Just last week, in an interview on Arise TV, El-Rufai dropped another bombshell. He casually bragged that he had “bugged the phone” of the National Security Adviser (NSA), Nuhu Ribadu, and knew his secrets. This reckless admission of espionage against a sitting NSA gave his enemies the legal ammunition they needed. Within 48 hours, the EFCC invited him. As Femi Fani-Kayode noted this week: “If you can boast of bugging the NSA’s phone on national television, you make yourself a national security threat.”

The Yar’Adua Era: The “Dead or Alive” Boast

El-Rufai’s mouth was equally destructive during the Umaru Musa Yar’Adua administration (2007–2010). Forced into exile, El-Rufai did not go quietly. He engaged in a fierce media war with the ailing President. In a statement that haunts him to this day, El-Rufai famously said: “When you engage me in a battle, it is either I am dead or you are dead—and if you doubt that, go and ask Yar’Adua.” This comment, made after Yar’Adua’s tragic death, painted El-Rufai as cold and vindictive. It alienated the Northern conservative establishment, a bloc he has struggled to win back ever since.

The Jonathan Era: The “Body Bag” & Twitter War

Under Goodluck Jonathan, El-Rufai reinvented himself as an opposition fierce critic, but again, his rhetoric often crossed the line of decency.

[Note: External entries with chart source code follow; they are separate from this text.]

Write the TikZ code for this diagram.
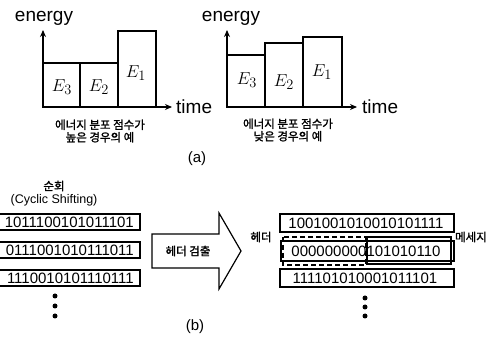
\documentclass[tikz,border=0pt]{standalone}
\usepackage{fontspec}
\setmainfont{Liberation Sans}
\newfontfamily\kr[AutoFakeBold=1.5]{Noto Sans CJK KR}
\usetikzlibrary{arrows.meta}
\tikzset{
  axisline/.style={line width=1.8pt,-{Stealth[length=7pt,width=6pt]}},
  barrect/.style={draw,line width=1.3pt},
  lbl/.style={inner sep=0pt,font=\fontsize{19}{22}\selectfont},
  elbl/.style={inner sep=0pt,font=\fontsize{19}{21}\selectfont},
  krtxt/.style={inner sep=0pt,align=center,font=\kr\bfseries\fontsize{11.5}{12.5}\selectfont},
  captxt/.style={inner sep=0pt,font=\fontsize{15}{17}\selectfont},
  bits/.style={inner sep=0pt,font=\fontsize{15}{16}\selectfont},
  rowbox/.style={draw,line width=1.1pt},
  dotb/.style={fill,circle,inner sep=0pt,minimum size=5pt}
}
\begin{document}
\begin{tikzpicture}[x=1pt,y=-1pt]
\useasboundingbox (0,0) rectangle (496,339);
% ---------- (a) left chart ----------
\coordinate (lo) at (43,107);
\coordinate (ly) at (43,30);
\coordinate (lx) at (172,107);
\draw[barrect] (43,63) rectangle (80,107);
\draw[barrect] (80,63) rectangle (118,107);
\draw[barrect] (118,31) rectangle (156,107);
\draw[axisline] (lo) -- (ly);
\draw[axisline] (lo) -- (lx);
\node[lbl] (len) at (44,18) {energy};
\node[lbl,anchor=west] (ltime) at (176,107) {time};
\node[elbl] (le3) at (62,87) {$E_3$};
\node[elbl] (le2) at (99,87) {$E_2$};
\node[elbl] (le1) at (136,73) {$E_1$};
\node[krtxt] (lkr) at (100,131) {에너지 분포 점수가\\높은 경우의 예};
% ---------- (a) right chart ----------
\coordinate (ro) at (227,107);
\coordinate (ry) at (227,30);
\coordinate (rx) at (357,107);
\draw[barrect] (227,55) rectangle (265,107);
\draw[barrect] (265,43) rectangle (303,107);
\draw[barrect] (303,37) rectangle (342,107);
\draw[axisline] (ro) -- (ry);
\draw[axisline] (ro) -- (rx);
\node[lbl] (ren) at (231,18) {energy};
\node[lbl,anchor=west] (rtime) at (362,107) {time};
\node[elbl] (re3) at (247,80) {$E_3$};
\node[elbl] (re2) at (284,82) {$E_2$};
\node[elbl] (re1) at (322,72) {$E_1$};
\node[krtxt] (rkr) at (288,130) {에너지 분포 점수가\\낮은 경우의 예};
\node[captxt] (capa) at (197,159) {(a)};
% ---------- (b) left ----------
\node[krtxt] (shift) at (54,186) {순회};
\node[inner sep=0pt,font=\fontsize{12.5}{14}\selectfont] (cyc) at (54,200) {(Cyclic Shifting)};
\draw[rowbox] (-10,214) rectangle (140,230);
\draw[rowbox] (-10,242) rectangle (140,258);
\draw[rowbox] (-10,270) rectangle (140,286);
\node[bits,anchor=east] (lr1) at (134,222) {1011100101011101};
\node[bits,anchor=east] (lr2) at (134,250) {0111001010111011};
\node[bits,anchor=east] (lr3) at (134,278) {1110010101110111};
\node[dotb] (ld1) at (55,296) {};
\node[dotb] (ld2) at (55,306) {};
\node[dotb] (ld3) at (55,316) {};
% ---------- big arrow ----------
\draw[line width=1.2pt,line join=miter] (152,234) -- (219,234) -- (219,213) -- (241,251)
  -- (219,289) -- (219,268) -- (152,268) -- cycle;
\node[krtxt] (det) at (188,251) {헤더 검출};
% ---------- (b) right ----------
\draw[rowbox] (280,214) rectangle (454,232);
\draw[rowbox] (281,241) rectangle (454,261);
\draw[rowbox] (280,269) rectangle (454,287);
\draw[line width=1.5pt,dash pattern=on 5pt off 3pt] (283,237) rectangle (366,265);
\draw[line width=1.5pt] (367,237) rectangle (451,264);
\node[bits] (rr1) at (366,223) {1001001010010101111};
\node[bits] (rr2) at (366,251) {000000000101010110};
\node[bits] (rr3) at (365,278) {111101010001011101};
\node[krtxt] (hd) at (261,237) {헤더};
\node[krtxt] (msg) at (471,237) {메세지};
\node[dotb] (rd1) at (365,298) {};
\node[dotb] (rd2) at (365,307) {};
\node[dotb] (rd3) at (365,316) {};
\node[captxt] (capb) at (195,327) {(b)};
\end{tikzpicture}
\end{document}
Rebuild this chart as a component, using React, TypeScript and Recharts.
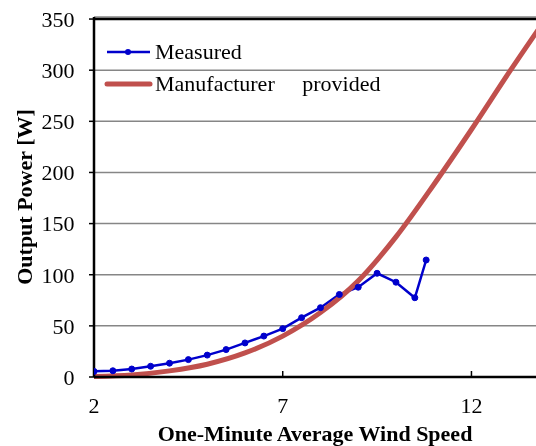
import {
  CartesianGrid,
  Legend,
  Line,
  LineChart,
  ReferenceLine,
  XAxis,
  YAxis,
} from "recharts";

const FONT = '"Liberation Serif", "Times New Roman", serif';
const BLUE = "#0000CC";
const RED = "#C0504D";

// measured output power, sampled every 0.5 m/s
const measuredSpeed = [
  2, 2.5, 3, 3.5, 4, 4.5, 5, 5.5, 6, 6.5, 7, 7.5, 8, 8.5, 9, 9.5, 10, 10.5, 10.8,
];
const measuredPower = [
  5.5, 6.1, 7.8, 10.5, 13.5, 17, 21.4, 26.8, 33.3, 40, 47.3, 58, 67.8, 80.7,
  87.8, 101.4, 92.7, 77.5, 114.4,
];

// manufacturer power curve
const ratedSpeed = [2, 3, 4, 5, 6, 7, 8, 9, 10, 11, 12, 13, 14];
const ratedPower = [0.5, 2, 6, 12.5, 23.5, 40, 63, 94, 137, 188, 242, 298, 352];

const xTicks = [2, 7, 12];
const yTicks = [0, 50, 100, 150, 200, 250, 300, 350];

const measured = measuredSpeed.map((x, i) => ({ x, y: measuredPower[i] }));
const rated = ratedSpeed.map((x, i) => ({ x, y: ratedPower[i] }));

function LegendBox() {
  return (
    <svg width={300} height={70} style={{ display: "block" }}>
      <line x1={7} y1={18} x2={50} y2={18} stroke={BLUE} strokeWidth={2.5} />
      <circle cx={28} cy={18} r={3} fill={BLUE} />
      <text x={55} y={25} fontFamily={FONT} fontSize={22} fill="#000">
        Measured
      </text>
      <line
        x1={7}
        y1={50}
        x2={50}
        y2={50}
        stroke={RED}
        strokeWidth={5}
        strokeLinecap="round"
      />
      <text
        x={55}
        y={57}
        fontFamily={FONT}
        fontSize={22}
        fill="#000"
        style={{ whiteSpace: "pre" }}
      >
        {"Manufacturer     provided"}
      </text>
    </svg>
  );
}

export default function App() {
  return (
    <div style={{ position: "fixed", left: 0, top: 0 }}>
      <LineChart
        width={536}
        height={446}
        margin={{ top: 17, right: 0, bottom: 0, left: 0 }}
      >
        <CartesianGrid
          vertical={false}
          stroke="#868686"
          strokeWidth={1.5}
        />
        <XAxis
          dataKey="x"
          type="number"
          domain={[2, 13.71]}
          allowDataOverflow
          ticks={xTicks}
          height={69}
          tickSize={-6}
          tickMargin={26}
          axisLine={{ stroke: "#000", strokeWidth: 2.5 }}
          tickLine={{ stroke: "#000", strokeWidth: 1.5 }}
          tick={{ fontSize: 22, fill: "#000", fontFamily: FONT }}
          label={{
            value: "One-Minute Average Wind Speed",
            position: "insideBottom",
            offset: 5,
            style: {
              fontSize: 22,
              fontWeight: "bold",
              fill: "#000",
              fontFamily: FONT,
            },
          }}
        />
        <YAxis
          type="number"
          domain={[0, 350]}
          ticks={yTicks}
          width={94}
          tickSize={5}
          tickMargin={14.5}
          axisLine={{ stroke: "#000", strokeWidth: 2.5 }}
          tickLine={{ stroke: "#000", strokeWidth: 1.5 }}
          tick={{ fontSize: 22, fill: "#000", fontFamily: FONT }}
          label={{
            content: () => (
              <text
                x={24}
                y={197}
                transform="rotate(-90, 24, 197)"
                textAnchor="middle"
                dominantBaseline="central"
                fontFamily={FONT}
                fontSize={22}
                fontWeight="bold"
                fill="#000"
              >
                Output Power [W]
              </text>
            ),
          }}
        />
        <ReferenceLine y={350} stroke="#000" strokeWidth={2.5} />
        <Legend
          layout="horizontal"
          verticalAlign="middle"
          align="center"
          wrapperStyle={{ left: 100, top: 34, width: 300 }}
          content={() => <LegendBox />}
        />
        <Line
          data={measured}
          dataKey="y"
          name="Measured"
          type="linear"
          stroke={BLUE}
          strokeWidth={2.5}
          dot={{ r: 3, fill: BLUE, stroke: BLUE, strokeWidth: 1 }}
          isAnimationActive={false}
        />
        <Line
          data={rated}
          dataKey="y"
          name="Manufacturer provided"
          type="monotone"
          stroke={RED}
          strokeWidth={5}
          dot={false}
          isAnimationActive={false}
        />
      </LineChart>
    </div>
  );
}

He famously tweeted provocative comments about the Chibok girls and insulted the person of the President, calling him “clueless” and mocking his wife. Although made later in 2019, his threat that foreign election observers would “return in body bags” exemplified the kind of violent, hyperbolic speech that terrified the diplomatic community.

These comments ensured that when power shifted, he had no goodwill left across the aisle. He burned bridges with the South-South and the international community, isolating himself regionally.

The Obasanjo Era: The “Pathological” Verdict

Even his political father, Olusegun Obasanjo, eventually tired of the talking. While El-Rufai served Obasanjo loyally as FCT Minister, the former President later penned a damning verdict in his book, My Watch. Obasanjo described El-Rufai as a “pathological liar” whose loyalty lasts only as long as it serves his interest. Obasanjo noted that El-Rufai had a penchant for “savaging the reputations” of others to elevate himself—a trait that eventually leaves one friendless.

Conclusion: A Giant Undone

Nasir El-Rufai is undeniably one of Nigeria’s most brilliant technocrats. He fixed Abuja and reformed Kaduna. Yet, as he sits in the EFCC interrogation room this February 2026, he is learning a harsh lesson: Competence builds a career, but character protects it.

For El-Rufai, the mouth has always been a weapon of war. Unfortunately, in his battle for survival under Tinubu, he may have finally pointed that weapon at himself.